Dans un article qui relate l’enquête menée par la police des polices pour identifier les sources de deux journalistes, Le Monde démontre l’ampleur effarante que peuvent prendre les demandes de communications de factures détaillées. Et le peu de soin que met Bouygues Télécom à protéger ses clients et leurs contacts.

L’affaire Bettencourt aura eu au moins le mérite de mettre au grand jour les pratiques des services de police et des opérateurs télécoms en matière de « fadettes », ces factures détaillées dont les enquêteurs peuvent demander copie. L’an dernier, nous nous étions étonnés que les opérateurs soient mis totalement à l’écart des reproches médiatiques, alors qu’ils peinent à jouer leur rôle de rempart entre la police et les abonnés placés sous surveillance. S’ils ne peuvent s’opposer aux demandes qu’ils reçoivent en bonne et due forme, les opérateurs devraient au moins alerter l’opinion sur l’ampleur des demandes. D’autant que le gouvernement semble vouloir dissimuler les chiffres.

Or un article publié ce lundi dans Le Monde met plus encore en lumière l’ampleur incroyable des informations que les policiers peuvent obtenir en communiquant avec les opérateurs télécoms. Il détaille en effet l’enquête livrée par l’Inspection générale des services (IGS) pour découvrir, chez les policiers, la source éventuelle des journalistes Gérard Davet et Jacques Follorou, auteurs d’un article sur l’affaire Bettencourt.
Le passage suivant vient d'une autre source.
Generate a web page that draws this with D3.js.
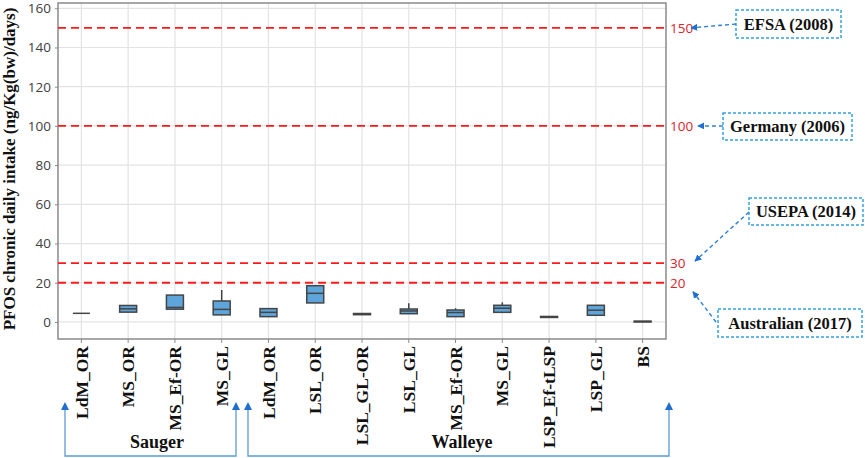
<!DOCTYPE html>
<html><head><meta charset="utf-8">
<script src="https://cdn.jsdelivr.net/npm/d3@7"></script>
<style>body{margin:0;background:#fff}svg{display:block}</style>
</head><body>
<svg id="c" width="865" height="458"></svg>
<script>
// ---- data ----
const categories = ["LdM_OR","MS_OR","MS_Ef-OR","MS_GL","LdM_OR","LSL_OR","LSL_GL-OR","LSL_GL","MS_Ef-OR","MS_GL","LSP_Ef-tLSP","LSP_GL","BS"];
const groups = ["Sauger","Sauger","Sauger","Sauger","Walleye","Walleye","Walleye","Walleye","Walleye","Walleye","Walleye","Walleye","Walleye"];
const mins    = [4.4, 5.0, 6.5, 3.6, 2.7, 9.7, 3.7, 4.2, 2.7, 4.9, 2.3, 3.4, 0.0];
const q1s     = [4.4, 5.0, 6.5, 3.6, 2.7, 9.7, 3.7, 4.2, 2.7, 4.9, 2.3, 3.4, 0.0];
const medians = [4.4, 6.7, 7.4, 6.4, 4.9, 14.6, 4.0, 5.6, 4.8, 7.0, 2.6, 6.0, 0.2];
const q3s     = [4.4, 8.4, 13.7, 10.7, 6.8, 18.5, 4.3, 6.6, 6.1, 8.5, 2.8, 8.5, 0.4];
const maxs    = [4.4, 8.4, 13.7, 16.3, 6.8, 18.5, 4.3, 9.5, 7.0, 10.0, 2.8, 8.5, 0.4];
const yTicks  = [0,20,40,60,80,100,120,140,160];
const thresholds = [150, 100, 30, 20];
const agencies = ["EFSA (2008)", "Germany (2006)", "USEPA (2014)", "Australian (2017)"];
const yTitle = "PFOS chronic daily intake (ng/Kg(bw)/days)";

// ---- layout ----
const svg = d3.select("#c");
const L = 58, R = 666, T = 3, B = 339;
const x = d3.scaleBand().domain(d3.range(categories.length)).range([L, R]).padding(0);
const y = d3.scaleLinear().domain([-8.7, 162.7]).range([B, T]);
const serif = "'Liberation Serif','Times New Roman',serif";
const sans = "'Open Sans','Noto Sans',sans-serif";

const defs = svg.append("defs");
defs.append("marker").attr("id","ah").attr("viewBox","0 0 10 10").attr("refX",9).attr("refY",5)
  .attr("markerWidth",7).attr("markerHeight",7).attr("markerUnits","userSpaceOnUse").attr("orient","auto")
  .append("path").attr("d","M0,0L10,5L0,10Z").attr("fill","#1f6fd0");

// grid
const g = svg.append("g");
g.selectAll("line.hg").data(yTicks).join("line")
  .attr("x1",L).attr("x2",R).attr("y1",d=>y(d)).attr("y2",d=>y(d))
  .attr("stroke","#e3e3e3").attr("stroke-width",1.2);
g.selectAll("line.vg").data(d3.range(categories.length)).join("line")
  .attr("x1",d=>x(d)+x.bandwidth()/2).attr("x2",d=>x(d)+x.bandwidth()/2).attr("y1",T).attr("y2",B)
  .attr("stroke","#e3e3e3").attr("stroke-width",1.2);

// frame
svg.append("rect").attr("x",L).attr("y",T).attr("width",R-L).attr("height",B-T)
  .attr("fill","none").attr("stroke","#8a8a8a").attr("stroke-width",1.5);

// y axis
const ya = svg.append("g").attr("transform",`translate(${L},0)`)
  .call(d3.axisLeft(y).tickValues(yTicks).tickSize(3).tickPadding(4));
ya.select(".domain").remove();
ya.selectAll(".tick line").attr("stroke","#8a8a8a");
ya.selectAll(".tick text").attr("font-family",sans).attr("font-size",13.5).attr("fill","#404040");

// x axis
const xa = svg.append("g").attr("transform",`translate(0,${B})`)
  .call(d3.axisBottom(x).tickFormat(i=>categories[i]).tickSize(4).tickPadding(5));
xa.select(".domain").remove();
xa.selectAll(".tick line").attr("stroke","#8a8a8a");
xa.selectAll(".tick text").attr("font-family",serif).attr("font-weight","bold").attr("font-size",17.5)
  .attr("fill","#111").attr("transform","rotate(-90)").attr("text-anchor","end")
  .attr("x",-7).attr("y",0).attr("dy","0.35em");

// y title
svg.append("text").attr("transform",`translate(15,${(T+B)/2 - 2}) rotate(-90)`)
  .attr("text-anchor","middle").attr("font-family",serif).attr("font-weight","bold").attr("font-size",17)
  .attr("fill","#111").text(yTitle);

// threshold lines
svg.selectAll("line.th").data(thresholds).join("line")
  .attr("x1",L).attr("x2",R).attr("y1",d=>y(d)).attr("y2",d=>y(d))
  .attr("stroke","#ff1a1a").attr("stroke-width",1.8).attr("stroke-dasharray","8,5");
svg.selectAll("text.th").data(thresholds).join("text")
  .attr("x",R+4).attr("y",d=>y(d)).attr("dy","0.36em")
  .attr("font-family",sans).attr("font-size",13.5).attr("fill","#d9262b").text(d=>d);

// boxes
const bw = 17;
const boxes = svg.append("g").selectAll("g").data(d3.range(categories.length)).join("g")
  .attr("transform",i=>`translate(${x(i)+x.bandwidth()/2},0)`);
boxes.append("line").attr("y1",i=>y(q3s[i])).attr("y2",i=>y(maxs[i])).attr("stroke","#404040").attr("stroke-width",1.5);
boxes.append("line").attr("y1",i=>y(q1s[i])).attr("y2",i=>y(mins[i])).attr("stroke","#404040").attr("stroke-width",1.5);
boxes.append("rect").attr("x",-bw/2).attr("width",bw).attr("y",i=>y(q3s[i])).attr("height",i=>y(q1s[i])-y(q3s[i]))
  .attr("fill","#5da5da").attr("stroke","#454545").attr("stroke-width",1.5);
boxes.append("line").attr("x1",-bw/2).attr("x2",bw/2).attr("y1",i=>y(medians[i])).attr("y2",i=>y(medians[i]))
  .attr("stroke","#454545").attr("stroke-width",1.5);

// annotation boxes
const ann = [
  {bx:736, by:10, bw:105, bh:28, sx:736, sy:24, tx:R+25, ty:y(thresholds[0])},
  {bx:723, by:113, bw:129, bh:27, sx:723, sy:126, tx:R+32, ty:y(thresholds[1])},
  {bx:749, by:198, bw:114, bh:27, sx:749, sy:212, tx:R+29, ty:y(thresholds[2])-2},
  {bx:718, by:309, bw:144, bh:28, sx:716, sy:322, tx:R+27, ty:y(thresholds[3])+9}
];
const ag = svg.append("g");
ann.forEach((a,i)=>{
  ag.append("rect").attr("x",a.bx).attr("y",a.by).attr("width",a.bw).attr("height",a.bh)
    .attr("fill","#fff").attr("stroke","#35a2e0").attr("stroke-width",1.5).attr("stroke-dasharray","3,2");
  ag.append("text").attr("x",a.bx+a.bw/2).attr("y",a.by+a.bh/2).attr("dy","0.35em").attr("text-anchor","middle")
    .attr("font-family",serif).attr("font-weight","bold").attr("font-size",16.5).attr("fill","#111").text(agencies[i]);
  ag.append("line").attr("x1",a.sx).attr("y1",a.sy).attr("x2",a.tx).attr("y2",a.ty)
    .attr("stroke","#2f7fd6").attr("stroke-width",1.4).attr("stroke-dasharray","4,3").attr("marker-end","url(#ah)");
});

// group brackets
const uniq = ["Sauger","Walleye"];
const br = [
  {x1:65, x2:236, lx:157},
  {x1:248, x2:669, lx:462}
];
uniq.forEach((gname,i)=>{
  const b = br[i];
  svg.append("path").attr("d",`M${b.x1},404 L${b.x1},456 L${b.x2},456 L${b.x2},404`)
    .attr("fill","none").attr("stroke","#5b9bd5").attr("stroke-width",1.3);
  svg.append("path").attr("d",`M${b.x1-4},410 L${b.x1},402 L${b.x1+4},410Z`).attr("fill","#1f6fd0");
  svg.append("path").attr("d",`M${b.x2-4},410 L${b.x2},402 L${b.x2+4},410Z`).attr("fill","#1f6fd0");
  svg.append("text").attr("x",b.lx).attr("y",448).attr("text-anchor","middle")
    .attr("font-family",serif).attr("font-weight","bold").attr("font-size",18).attr("fill","#111").text(gname);
});
</script>
</body></html>
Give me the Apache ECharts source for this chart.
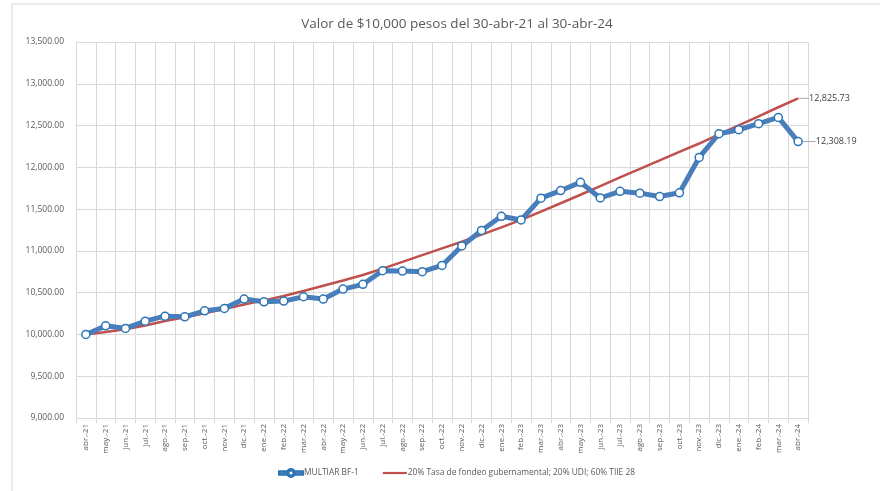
<!DOCTYPE html>
<html>
<head>
<meta charset="utf-8">
<script src="https://cdn.jsdelivr.net/npm/echarts@6/dist/echarts.min.js"></script>
<style>html,body{margin:0;padding:0;background:#fff;}#c{width:880px;height:491px;}</style>
</head>
<body>
<div id="c"></div>
<script>
const categories = ['abr.-21','may.-21','jun.-21','jul.-21','ago.-21','sep.-21','oct.-21','nov.-21','dic.-21',
  'ene.-22','feb.-22','mar.-22','abr.-22','may.-22','jun.-22','jul.-22','ago.-22','sep.-22','oct.-22','nov.-22','dic.-22',
  'ene.-23','feb.-23','mar.-23','abr.-23','may.-23','jun.-23','jul.-23','ago.-23','sep.-23','oct.-23','nov.-23','dic.-23',
  'ene.-24','feb.-24','mar.-24','abr.-24'];
const multiar = [10000,10103,10072,10159,10219,10211,10283,10312,10423,
  10391,10399,10451,10423,10543,10600,10763,10758,10751,10826,11059,11245,
  11414,11370,11631,11722,11820,11633,11713,11691,11650,11695,12118,12402,
  12450,12522,12597,12308.19];
const benchmark = [10000,10030,10062,10108,10160,10206,10252,10305,10358,
  10408,10460,10520,10583,10645,10711,10788,10868,10950,11030,11110,11195,
  11282,11372,11470,11570,11672,11776,11879,11982,12083,12185,12285,12394,
  12502,12611,12719,12825.73];
const seriesNames = ['MULTIAR BF-1','20% Tasa de fondeo gubernamental; 20% UDI; 60% TIIE 28'];
const titleText = 'Valor de $10,000 pesos del 30-abr-21 al 30-abr-24';

const fmt = v => Number(v).toLocaleString('en-US',{minimumFractionDigits:2,maximumFractionDigits:2});
const FONT = 'Open Sans';

function withEndLabel(arr) {
  return arr.map((v,i) => i === arr.length-1 ? {
    value: v,
    label: {show:true, position:'right', distance:3, formatter: p => fmt(p.value), color:'#404040', fontSize:9, fontFamily:FONT},
    labelLine: {show:true, lineStyle:{color:'#a6a6a6', width:1}}
  } : v);
}

const chart = echarts.init(document.getElementById('c'));
chart.setOption({
  animation:false,
  backgroundColor:'#fff',
  title:{text:titleText, left:452, top:12, textAlign:'center',
    textStyle:{fontFamily:FONT, fontSize:13.5, fontWeight:'normal', color:'#595959'}},
  graphic:[{type:'rect', shape:{x:12,y:4,width:900,height:520}, style:{fill:'none', stroke:'#d9d9d9', lineWidth:1}, silent:true}],
  grid:{left:76, right:72, top:42, bottom:73},
  legend:{bottom:13, left:278, padding:0, itemGap:24, itemWidth:24, itemHeight:8,
    textStyle:{fontFamily:FONT, fontSize:8.4, color:'#595959', padding:[0,0,0,-4]},
    data:[
      {name:seriesNames[0], icon:'path://M0,2.3 L8.2,2.3 L8.2,5.7 L0,5.7 Z M15.8,2.3 L24,2.3 L24,5.7 L15.8,5.7 Z M8,4 A4,4 0 1,1 16,4 A4,4 0 1,1 8,4 Z M9.5,4 A2.5,2.5 0 1,0 14.5,4 A2.5,2.5 0 1,0 9.5,4 Z',
        itemStyle:{color:'#4a7ebb'}},
      {name:seriesNames[1], icon:'path://M0,2.9 L24,2.9 L24,5.1 L0,5.1 Z', itemStyle:{color:'#c0504d'}}
    ]},
  xAxis:{type:'category', data:categories, boundaryGap:true,
    axisLine:{lineStyle:{color:'#d9d9d9'}},
    axisTick:{show:true, length:5, lineStyle:{color:'#d9d9d9'}},
    splitLine:{show:true, lineStyle:{color:'#d9d9d9'}},
    axisLabel:{interval:0, rotate:90, fontFamily:FONT, fontSize:8, color:'#595959', margin:6}},
  yAxis:{type:'value', min:9000, max:13500, interval:500,
    axisLine:{show:false},
    axisTick:{show:false},
    splitLine:{lineStyle:{color:'#d9d9d9'}},
    axisLabel:{formatter: v => fmt(v), fontFamily:FONT, fontSize:8.5, color:'#595959', margin:12}},
  series:[
    {name:seriesNames[0], type:'line', data:withEndLabel(multiar), z:3,
      symbol:'circle', symbolSize:8,
      lineStyle:{color:'#4a7ebb', width:5},
      itemStyle:{color:'#ffffff', borderColor:'#2e75b6', borderWidth:1.5},
      labelLayout:{dx:10, dy:0}
    },
    {name:seriesNames[1], type:'line', data:withEndLabel(benchmark), z:2,
      symbol:'circle', symbolSize:0.01, showSymbol:true,
      lineStyle:{color:'#c0504d', width:2.5},
      itemStyle:{color:'#c0504d'},
      labelLayout:{dx:8, dy:0}
    }
  ]
});
</script>
</body>
</html>
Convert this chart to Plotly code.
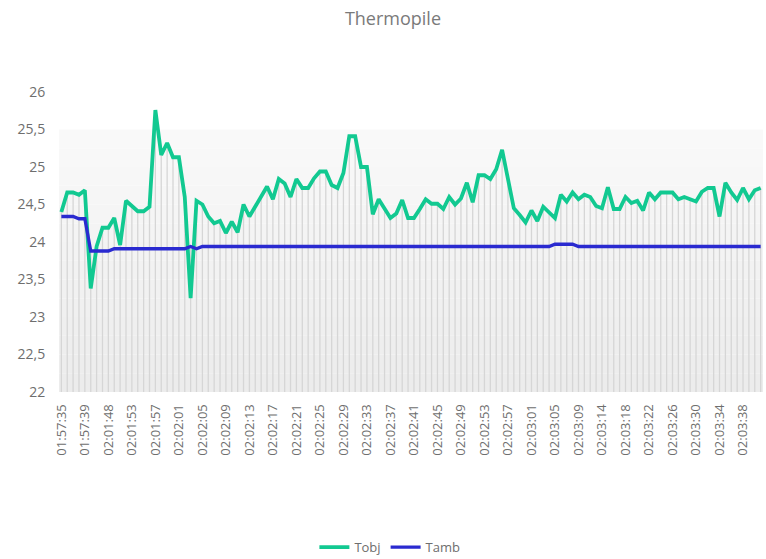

Pour une seule enquête, les requêtes peuvent être extrêmement nombreuses et invasives.

Ainsi pour Gérard Davet, c’est SFR qui livre « 42 feuillets de tableaux à 9 colonnes, qui recensent les appels, les SMS ou MMS envoyés ou reçus, le numéro de téléphone du suspect, celui de son correspondant, éventuellement celui d’un troisième interlocuteur, la date, l’heure, la durée de la communication, la cellule (la borne téléphonique utilisée) et le numéro IMEI du téléphone, c’est-à-dire l’International Mobile Equipment Identity, (et) le numéro unique de chaque portable« . Avec la cellule, la police sait exactement d’où chaque communication a été effectuée, ce qui lui permet même de retracer en partie les déplacements du journaliste. Ici le rendu doit être particulirement précis, puisque Gérard Davet a effectué ou reçu pas moins de 450 appels téléphoniques pour le seul mois d’août, et envoyé ou reçu 1000 SMS. Soit plus d’une quarantaine de communications par jour en moyenne.

Dotée de tous ces numéros de téléphones, l’IGS a ensuite demandé aux trois opérateurs d’identifier chacun des abonnés présents sur la fadette. « C’est un plaisir de travailler avec Bouygues : non seulement l’opérateur donne le nom et l’adresse du titulaire de la ligne, mais aussi sa date de naissance et son numéro de compte bancaire« , souligne Le Monde.

Mais les enquêteurs se sont trompés de téléphone. Ca n’était pas celui de Gérard Davet ; c’était celui de sa (bavarde) fille. Ils recommencent donc avec Orange : 116 numéros. A nouveau, ils demandent aux opérateurs de tous les identifier. « Il y a un peu de tout. Des avocats célèbres – dont Me Kiejman, à l’origine de la procédure – nombre de journalistes, des magistrats, des policiers de haut rang, le cabinet du ministre de l’intérieur et la présidence de la République« .

Ne connaissant pas le numéro de téléphone de Jacques Follorou, l’IGS demande les fadettes de quatre numéros attribués au journal Le Monde. Ils pensent trouver le bon quand ils s’aperçoivent, après avoir (encore) fait identifier tous les numéros présents, qu’il s’agit du mobile de la chef du service politique du Monde, Raphaëlle Bacqué, dont ils connaissent à présent tous les coups de fils. C’est finalement en détournant la finalité du fichier du STIC que l’IGS trouve par chance le numéro du journaliste. A nouveau, Orange est interrogé : 82 pages de fadettes. « Beaucoup de sources du journaliste sont là, des avocats, des magistrats, le secrétariat général du gouvernement, des ambassades, Médecins sans frontières, des journalistes, des amis, ses enfants, le ministère de l’intérieur… Le policier annexe paisiblement les coordonnées de la patronne du club d’équitation, à Ouessant, où sa fille fait du cheval l’été, la patronne du magasin de location de vélo et même le numéro du taxi de la gare« .

La procureur-adjointe Marie-Christine Daubigney a même été jusqu’à demander le contenu des SMS échangés entre la juge Isabelle Prévost-Desprez et le journaliste Jacques Follorou, sans succès. Non pas que les opérateurs n’ont pas voulu ; ils n’en possèdent pas de copie. Heureusement.